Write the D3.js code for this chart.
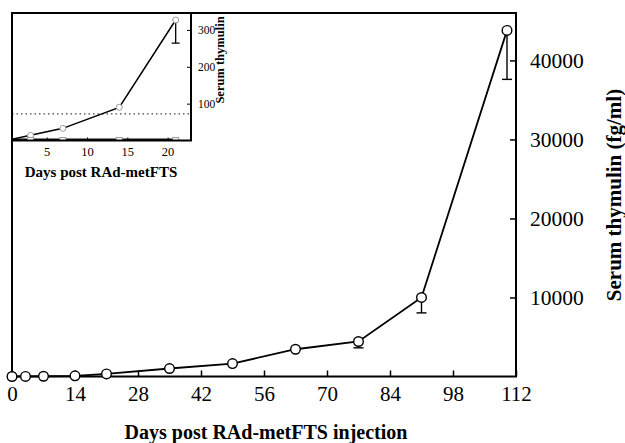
<!DOCTYPE html>
<html>
<head>
<meta charset="utf-8">
<script src="https://cdnjs.cloudflare.com/ajax/libs/d3/7.8.5/d3.min.js"></script>
<style>
  body { margin: 0; background: #fff; }
  svg { display: block; font-family: "Liberation Serif", "DejaVu Serif", serif; }
</style>
</head>
<body>
<svg id="chart" width="625" height="443"></svg>
<script>
// main series: days after injection, serum thymulin (fg/ml)
const days = [0, 3, 7, 14, 21, 35, 49, 63, 77, 91, 110];
const thymulin = [0, 14, 33, 90, 330, 1010, 1640, 3450, 4430, 10000, 43800];
const errLow = [null, null, null, null, null, null, null, null, 3630, 8050, 37600];
const xTicks = [0, 14, 28, 42, 56, 70, 84, 98, 112];
const yTicks = [10000, 20000, 30000, 40000];

// inset: first three weeks
const insetDays = [0, 3, 7, 14, 21];
const insetTreated = [0, 14, 33, 90, 327];
const insetErrLow = [null, null, null, null, 264];
const insetControlDays = [0, 3, 7, 14, 21];
const insetControl = [0, 0, 0, 0, 0];
const insetThreshold = 72;
const insetXTicks = [5, 10, 15, 20];
const insetYTicks = [100, 200, 300];

const svg = d3.select("#chart");

const L = 12, R = 516, T = 13, B = 376.5;
const x = d3.scaleLinear().domain([0, 112]).range([L, R]);
const y = d3.scaleLinear().domain([0, 46000]).range([B, T]);

// frame
svg.append("rect")
  .attr("x", L).attr("y", T).attr("width", R - L).attr("height", B - T)
  .attr("fill", "none").attr("stroke", "#000").attr("stroke-width", 2);

// x axis, ticks pointing in
const xAxis = svg.append("g").attr("transform", `translate(0,${B})`)
  .call(d3.axisBottom(x).tickValues(xTicks).tickSizeInner(-6).tickSizeOuter(0).tickPadding(10));
xAxis.select(".domain").remove();
xAxis.selectAll("line").attr("stroke-width", 1.5);
xAxis.selectAll("text").attr("font-size", 21).attr("fill", "#000")
  .attr("font-family", "Liberation Serif");

// right y axis, ticks pointing in
const yAxis = svg.append("g").attr("transform", `translate(${R},0)`)
  .call(d3.axisRight(y).tickValues(yTicks).tickSizeInner(-6).tickSizeOuter(0).tickPadding(14)
    .tickFormat(d3.format("d")));
yAxis.select(".domain").remove();
yAxis.selectAll("line").attr("stroke-width", 1.5);
yAxis.selectAll("text").attr("font-size", 21.5).attr("fill", "#000")
  .attr("font-family", "Liberation Serif");

// error bars (lower only)
const pts = days.map((d, i) => ({ d, v: thymulin[i], lo: errLow[i] }));
const eb = svg.append("g").attr("stroke", "#000").attr("stroke-width", 1.4);
pts.filter(p => p.lo != null).forEach(p => {
  eb.append("line").attr("x1", x(p.d)).attr("x2", x(p.d)).attr("y1", y(p.v)).attr("y2", y(p.lo));
  eb.append("line").attr("x1", x(p.d) - 5).attr("x2", x(p.d) + 5).attr("y1", y(p.lo)).attr("y2", y(p.lo));
});

svg.append("path").datum(pts)
  .attr("fill", "none").attr("stroke", "#000").attr("stroke-width", 1.8)
  .attr("d", d3.line().x(p => x(p.d)).y(p => y(p.v)));

svg.append("g").selectAll("circle").data(pts).join("circle")
  .attr("cx", p => x(p.d)).attr("cy", p => y(p.v)).attr("r", 4.8)
  .attr("fill", "#fff").attr("stroke", "#000").attr("stroke-width", 1.4);

// axis titles
svg.append("text")
  .attr("x", 266).attr("y", 439).attr("text-anchor", "middle")
  .attr("font-size", 20).attr("font-weight", "bold").text("Days post RAd-metFTS injection");
svg.append("text")
  .attr("transform", "translate(621,195) rotate(-90)").attr("text-anchor", "middle")
  .attr("font-size", 21).attr("font-weight", "bold").text("Serum thymulin (fg/ml)");

// ---- inset ----
const iL = 12, iR = 191, iT = 13, iB = 140.5;
const ix = d3.scaleLinear().domain([0.7, 22.9]).range([iL, iR]);
const iy = d3.scaleLinear().domain([0, 346]).range([iB, iT]);
const inset = svg.append("g");

inset.append("rect")
  .attr("x", iL).attr("y", iT).attr("width", iR - iL).attr("height", iB - iT)
  .attr("fill", "#fff").attr("stroke", "none");

svg.append("defs").append("clipPath").attr("id", "insetClip")
  .append("rect").attr("x", iL).attr("y", iT).attr("width", iR - iL).attr("height", iB - iT);

const ixAxis = inset.append("g").attr("transform", `translate(0,${iB})`)
  .call(d3.axisBottom(ix).tickValues(insetXTicks).tickSizeInner(-3).tickSizeOuter(0).tickPadding(7));
ixAxis.select(".domain").remove();
ixAxis.selectAll("text").attr("font-size", 12.5).attr("fill", "#000").attr("font-family", "Liberation Serif");

const iyAxis = inset.append("g").attr("transform", `translate(${iR},0)`)
  .call(d3.axisRight(iy).tickValues(insetYTicks).tickSizeInner(-4).tickSizeOuter(0).tickPadding(7));
iyAxis.select(".domain").remove();
iyAxis.selectAll("text").attr("font-size", 11.5).attr("fill", "#000").attr("font-family", "Liberation Serif");

const plot = inset.append("g").attr("clip-path", "url(#insetClip)");

plot.append("line")
  .attr("x1", iL).attr("x2", iR).attr("y1", iy(insetThreshold)).attr("y2", iy(insetThreshold))
  .attr("stroke", "#444").attr("stroke-width", 1.2).attr("stroke-dasharray", "1.5,3");

const ctrl = insetControlDays.map((d, i) => ({ d, v: insetControl[i] }));
plot.append("path").datum(ctrl)
  .attr("fill", "none").attr("stroke", "#111").attr("stroke-width", 4)
  .attr("d", d3.line().x(p => ix(p.d)).y(p => iy(p.v)));

const tr = insetDays.map((d, i) => ({ d, v: insetTreated[i], lo: insetErrLow[i] }));
tr.filter(p => p.lo != null).forEach(p => {
  plot.append("line").attr("x1", ix(p.d)).attr("x2", ix(p.d)).attr("y1", iy(p.v)).attr("y2", iy(p.lo))
    .attr("stroke", "#000").attr("stroke-width", 1.3);
  plot.append("line").attr("x1", ix(p.d) - 4).attr("x2", ix(p.d) + 4).attr("y1", iy(p.lo)).attr("y2", iy(p.lo))
    .attr("stroke", "#000").attr("stroke-width", 1.3);
});
plot.append("path").datum(tr)
  .attr("fill", "none").attr("stroke", "#000").attr("stroke-width", 1.5)
  .attr("d", d3.line().x(p => ix(p.d)).y(p => iy(p.v)));
plot.selectAll("circle.tr").data(tr.slice(1)).join("circle").attr("class", "tr")
  .attr("cx", p => ix(p.d)).attr("cy", p => iy(p.v)).attr("r", 3)
  .attr("fill", "#fff").attr("stroke", "#999").attr("stroke-width", 1);

plot.selectAll("rect.ctrl").data(ctrl.slice(1)).join("rect").attr("class", "ctrl")
  .attr("x", p => ix(p.d) - 3).attr("y", p => iy(p.v) - 3).attr("width", 6).attr("height", 6)
  .attr("fill", "#fff").attr("stroke", "#999").attr("stroke-width", 1);

inset.append("rect")
  .attr("x", iL).attr("y", iT).attr("width", iR - iL).attr("height", iB - iT)
  .attr("fill", "none").attr("stroke", "#000").attr("stroke-width", 2);

inset.append("text")
  .attr("x", 101).attr("y", 177).attr("text-anchor", "middle")
  .attr("font-size", 15).attr("font-weight", "bold").text("Days post RAd-metFTS");
inset.append("text")
  .attr("transform", "translate(224,60) rotate(-90)").attr("text-anchor", "middle")
  .attr("font-size", 12.5).attr("font-weight", "bold").text("Serum thymulin");
</script>
</body>
</html>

EXERCISE AIM: Give the data above again in full and unchanged, skipping the pictures.

ANSWER TO THE EXERCISE:
Write the D3.js code for this chart.
<!DOCTYPE html>
<html>
<head>
<meta charset="utf-8">
<script src="https://cdnjs.cloudflare.com/ajax/libs/d3/7.8.5/d3.min.js"></script>
<style>
  body { margin: 0; background: #fff; }
  svg { display: block; font-family: "Liberation Serif", "DejaVu Serif", serif; }
</style>
</head>
<body>
<svg id="chart" width="625" height="443"></svg>
<script>
// main series: days after injection, serum thymulin (fg/ml)
const days = [0, 3, 7, 14, 21, 35, 49, 63, 77, 91, 110];
const thymulin = [0, 14, 33, 90, 330, 1010, 1640, 3450, 4430, 10000, 43800];
const errLow = [null, null, null, null, null, null, null, null, 3630, 8050, 37600];
const xTicks = [0, 14, 28, 42, 56, 70, 84, 98, 112];
const yTicks = [10000, 20000, 30000, 40000];

// inset: first three weeks
const insetDays = [0, 3, 7, 14, 21];
const insetTreated = [0, 14, 33, 90, 327];
const insetErrLow = [null, null, null, null, 264];
const insetControlDays = [0, 3, 7, 14, 21];
const insetControl = [0, 0, 0, 0, 0];
const insetThreshold = 72;
const insetXTicks = [5, 10, 15, 20];
const insetYTicks = [100, 200, 300];

const svg = d3.select("#chart");

const L = 12, R = 516, T = 13, B = 376.5;
const x = d3.scaleLinear().domain([0, 112]).range([L, R]);
const y = d3.scaleLinear().domain([0, 46000]).range([B, T]);

// frame
svg.append("rect")
  .attr("x", L).attr("y", T).attr("width", R - L).attr("height", B - T)
  .attr("fill", "none").attr("stroke", "#000").attr("stroke-width", 2);

// x axis, ticks pointing in
const xAxis = svg.append("g").attr("transform", `translate(0,${B})`)
  .call(d3.axisBottom(x).tickValues(xTicks).tickSizeInner(-6).tickSizeOuter(0).tickPadding(10));
xAxis.select(".domain").remove();
xAxis.selectAll("line").attr("stroke-width", 1.5);
xAxis.selectAll("text").attr("font-size", 21).attr("fill", "#000")
  .attr("font-family", "Liberation Serif");

// right y axis, ticks pointing in
const yAxis = svg.append("g").attr("transform", `translate(${R},0)`)
  .call(d3.axisRight(y).tickValues(yTicks).tickSizeInner(-6).tickSizeOuter(0).tickPadding(14)
    .tickFormat(d3.format("d")));
yAxis.select(".domain").remove();
yAxis.selectAll("line").attr("stroke-width", 1.5);
yAxis.selectAll("text").attr("font-size", 21.5).attr("fill", "#000")
  .attr("font-family", "Liberation Serif");

// error bars (lower only)
const pts = days.map((d, i) => ({ d, v: thymulin[i], lo: errLow[i] }));
const eb = svg.append("g").attr("stroke", "#000").attr("stroke-width", 1.4);
pts.filter(p => p.lo != null).forEach(p => {
  eb.append("line").attr("x1", x(p.d)).attr("x2", x(p.d)).attr("y1", y(p.v)).attr("y2", y(p.lo));
  eb.append("line").attr("x1", x(p.d) - 5).attr("x2", x(p.d) + 5).attr("y1", y(p.lo)).attr("y2", y(p.lo));
});

svg.append("path").datum(pts)
  .attr("fill", "none").attr("stroke", "#000").attr("stroke-width", 1.8)
  .attr("d", d3.line().x(p => x(p.d)).y(p => y(p.v)));

svg.append("g").selectAll("circle").data(pts).join("circle")
  .attr("cx", p => x(p.d)).attr("cy", p => y(p.v)).attr("r", 4.8)
  .attr("fill", "#fff").attr("stroke", "#000").attr("stroke-width", 1.4);

// axis titles
svg.append("text")
  .attr("x", 266).attr("y", 439).attr("text-anchor", "middle")
  .attr("font-size", 20).attr("font-weight", "bold").text("Days post RAd-metFTS injection");
svg.append("text")
  .attr("transform", "translate(621,195) rotate(-90)").attr("text-anchor", "middle")
  .attr("font-size", 21).attr("font-weight", "bold").text("Serum thymulin (fg/ml)");

// ---- inset ----
const iL = 12, iR = 191, iT = 13, iB = 140.5;
const ix = d3.scaleLinear().domain([0.7, 22.9]).range([iL, iR]);
const iy = d3.scaleLinear().domain([0, 346]).range([iB, iT]);
const inset = svg.append("g");

inset.append("rect")
  .attr("x", iL).attr("y", iT).attr("width", iR - iL).attr("height", iB - iT)
  .attr("fill", "#fff").attr("stroke", "none");

svg.append("defs").append("clipPath").attr("id", "insetClip")
  .append("rect").attr("x", iL).attr("y", iT).attr("width", iR - iL).attr("height", iB - iT);

const ixAxis = inset.append("g").attr("transform", `translate(0,${iB})`)
  .call(d3.axisBottom(ix).tickValues(insetXTicks).tickSizeInner(-3).tickSizeOuter(0).tickPadding(7));
ixAxis.select(".domain").remove();
ixAxis.selectAll("text").attr("font-size", 12.5).attr("fill", "#000").attr("font-family", "Liberation Serif");

const iyAxis = inset.append("g").attr("transform", `translate(${iR},0)`)
  .call(d3.axisRight(iy).tickValues(insetYTicks).tickSizeInner(-4).tickSizeOuter(0).tickPadding(7));
iyAxis.select(".domain").remove();
iyAxis.selectAll("text").attr("font-size", 11.5).attr("fill", "#000").attr("font-family", "Liberation Serif");

const plot = inset.append("g").attr("clip-path", "url(#insetClip)");

plot.append("line")
  .attr("x1", iL).attr("x2", iR).attr("y1", iy(insetThreshold)).attr("y2", iy(insetThreshold))
  .attr("stroke", "#444").attr("stroke-width", 1.2).attr("stroke-dasharray", "1.5,3");

const ctrl = insetControlDays.map((d, i) => ({ d, v: insetControl[i] }));
plot.append("path").datum(ctrl)
  .attr("fill", "none").attr("stroke", "#111").attr("stroke-width", 4)
  .attr("d", d3.line().x(p => ix(p.d)).y(p => iy(p.v)));

const tr = insetDays.map((d, i) => ({ d, v: insetTreated[i], lo: insetErrLow[i] }));
tr.filter(p => p.lo != null).forEach(p => {
  plot.append("line").attr("x1", ix(p.d)).attr("x2", ix(p.d)).attr("y1", iy(p.v)).attr("y2", iy(p.lo))
    .attr("stroke", "#000").attr("stroke-width", 1.3);
  plot.append("line").attr("x1", ix(p.d) - 4).attr("x2", ix(p.d) + 4).attr("y1", iy(p.lo)).attr("y2", iy(p.lo))
    .attr("stroke", "#000").attr("stroke-width", 1.3);
});
plot.append("path").datum(tr)
  .attr("fill", "none").attr("stroke", "#000").attr("stroke-width", 1.5)
  .attr("d", d3.line().x(p => ix(p.d)).y(p => iy(p.v)));
plot.selectAll("circle.tr").data(tr.slice(1)).join("circle").attr("class", "tr")
  .attr("cx", p => ix(p.d)).attr("cy", p => iy(p.v)).attr("r", 3)
  .attr("fill", "#fff").attr("stroke", "#999").attr("stroke-width", 1);

plot.selectAll("rect.ctrl").data(ctrl.slice(1)).join("rect").attr("class", "ctrl")
  .attr("x", p => ix(p.d) - 3).attr("y", p => iy(p.v) - 3).attr("width", 6).attr("height", 6)
  .attr("fill", "#fff").attr("stroke", "#999").attr("stroke-width", 1);

inset.append("rect")
  .attr("x", iL).attr("y", iT).attr("width", iR - iL).attr("height", iB - iT)
  .attr("fill", "none").attr("stroke", "#000").attr("stroke-width", 2);

inset.append("text")
  .attr("x", 101).attr("y", 177).attr("text-anchor", "middle")
  .attr("font-size", 15).attr("font-weight", "bold").text("Days post RAd-metFTS");
inset.append("text")
  .attr("transform", "translate(224,60) rotate(-90)").attr("text-anchor", "middle")
  .attr("font-size", 12.5).attr("font-weight", "bold").text("Serum thymulin");
</script>
</body>
</html>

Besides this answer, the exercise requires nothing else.